In this case our adversary isn’t al-Qaida or any of the other combatants I faced with the U.S. Marines in Afghanistan and Iraq; it’s not even human but it eats, breathes and grows.
It’s the nearly 32,000 wildfires that the U.S. Department of the Interior says have burned more than 3.4 million acres nationwide this year. These are not low-intensity ground fires, but “mega fires” created from lack of mitigation and irregular historic fire regimes.
I’m a crew leader for the nonprofit Student Conservation Association’s Veterans Fire Corps, which is tackling two seemingly unrelated challenges: giving veterans much-needed job training in the field of forestry as well as the opportunity to battle the wildfires raging across the western half of the United States. The Veterans Fire Corps (www.veteransfirecorps.org) is a 90-day training program conducted in partnership with the U.S. Forest Service that gives military veterans the chance to explore conservation-related careers, including containing wildfires.

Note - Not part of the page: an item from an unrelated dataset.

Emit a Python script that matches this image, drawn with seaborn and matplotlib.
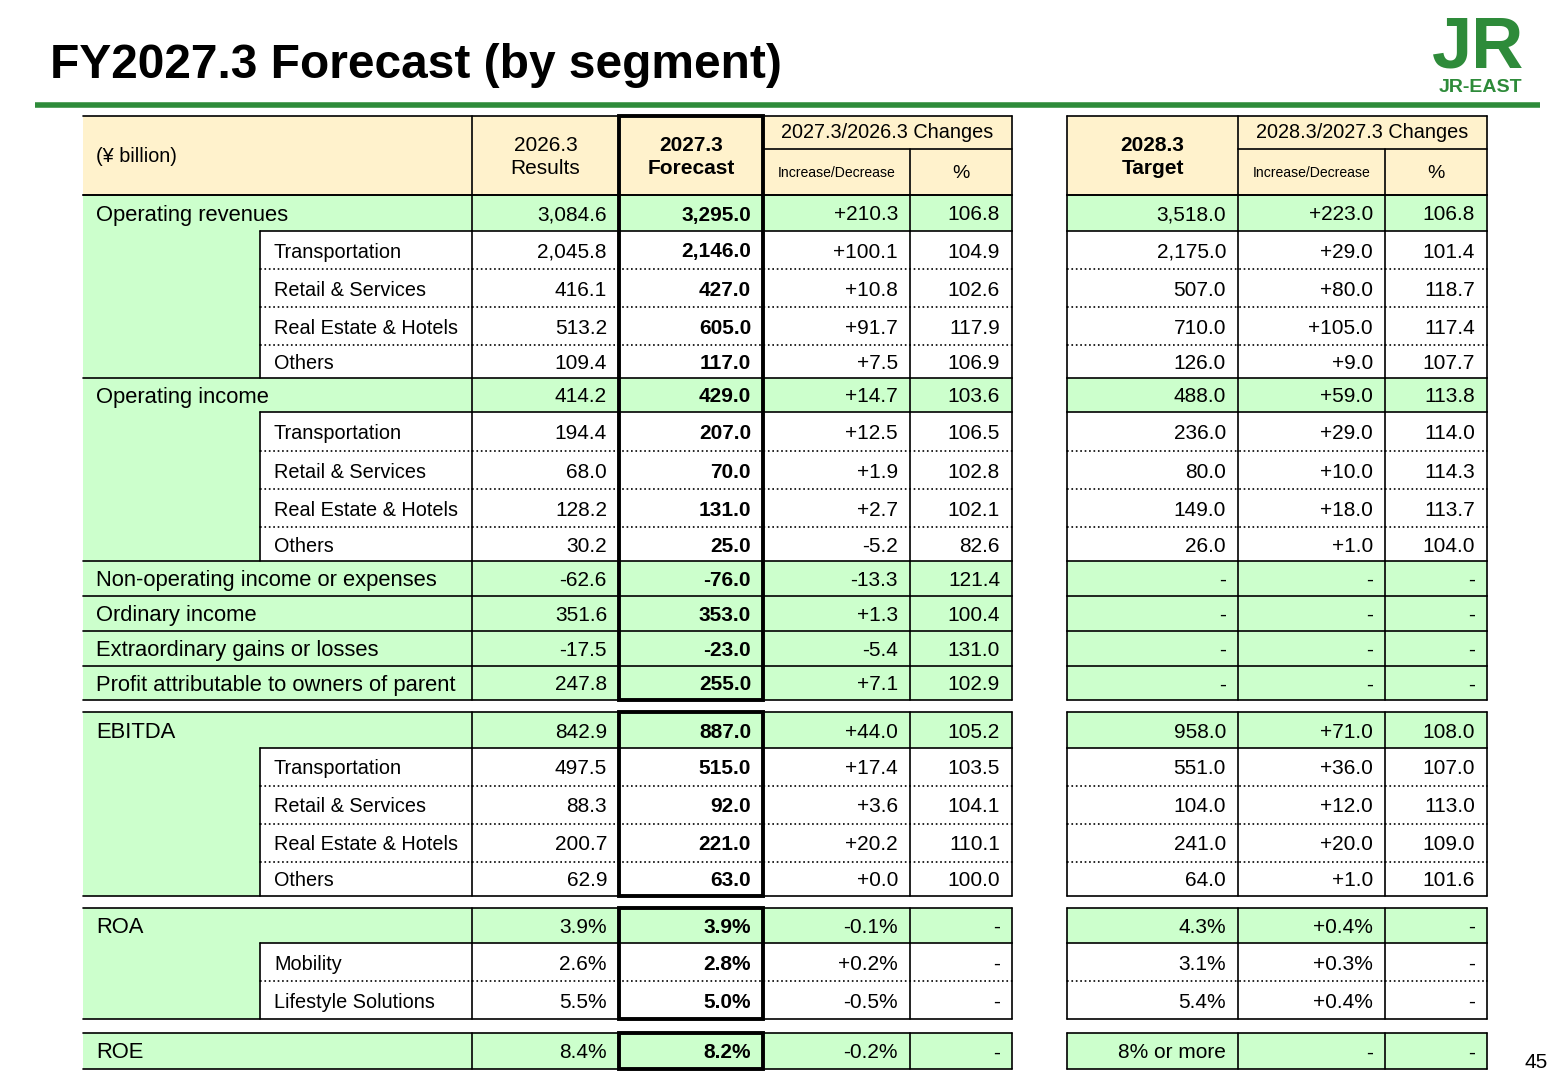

Our crews mostly focus on fire mitigation — clearing out dead trees, debris and other potential fuels, prepping areas for prescribed burns and then burning them. But when a wildfire flares, our guys gear up and fight it alongside the Forest Service, resulting in the best on-the-job training anyone could ask for.
It’s a challenge for many veterans to find a job and build a career after returning home from military service. That’s especially true in this economy, and it’s particularly hard to find a job that not only relates closely to military service, but draws directly on military training and discipline. The Veterans Fire Corps addresses all of that: taking advantage of military training — and especially a warrior’s readiness to adapt to and overcome rapidly changing conditions — in order to confront a continuing growing danger of national significance.
On Aug. 20, the United States hit the highest level on the national wildfire preparedness scale, which charts wildfire activity. A total of 18,000 firefighters were simultaneously tackling 48 major blazes in nine Western states, according to the National Interagency Fire Center.
U.S. Interior Secretary Sally Jewell recently said that wildfires have become so numerous this season that firefighters are stretched thin.
The primary challenges for the Veterans Fire Corps are to increase its size as well as focus the fight the men and women in my unit still have in them as we move off in a new direction — while still protecting the land of the free and home of the brave. For now, the Corps operates only from May through December, when the threat of wildfires is greatest. Yet we have a great opportunity to grow because so many veterans are returning home and need this transition from military leadership to conservation leaders.
One thing is crystal clear as we watch the increasing damage of wildfires: Fire mitigation is highly essential all year long. It’s a mistake to simply react to fires. We must also take action to reduce the potential for their destructive power.
The benefits of the Veterans Fire Corps, in that regard, are clear. That it provides fire mitigation, enhances conservation and trains more firefighters who already have a solid background while also providing job opportunities for veterans is a significant achievement.
In addition, the Corps helps veterans transition back into civilian life. That can be a tough road, as I know firsthand. But it’s been easier for me now that I’m again part of a team. We have a uniform again and a real sense of importance that we felt in the military. Having that fellowship, trusting someone with your life, is important to a lot of returning veterans.
As an SCA Veterans Fire Corps leader, my mission to veterans is to provide them with hands-on experience, inspire them to live a life of stewardship and train them to be future conservation leaders.
The Veteran Fire Corps is a life-changing experience and a win-win for all — except the wildfires.
Michael A. Madalena served as a rifleman in the U.S. Marine Corps. He is a crew leader with the Student Conservation Association’s Veterans Fire Corps. He lives in Flagstaff, Ariz.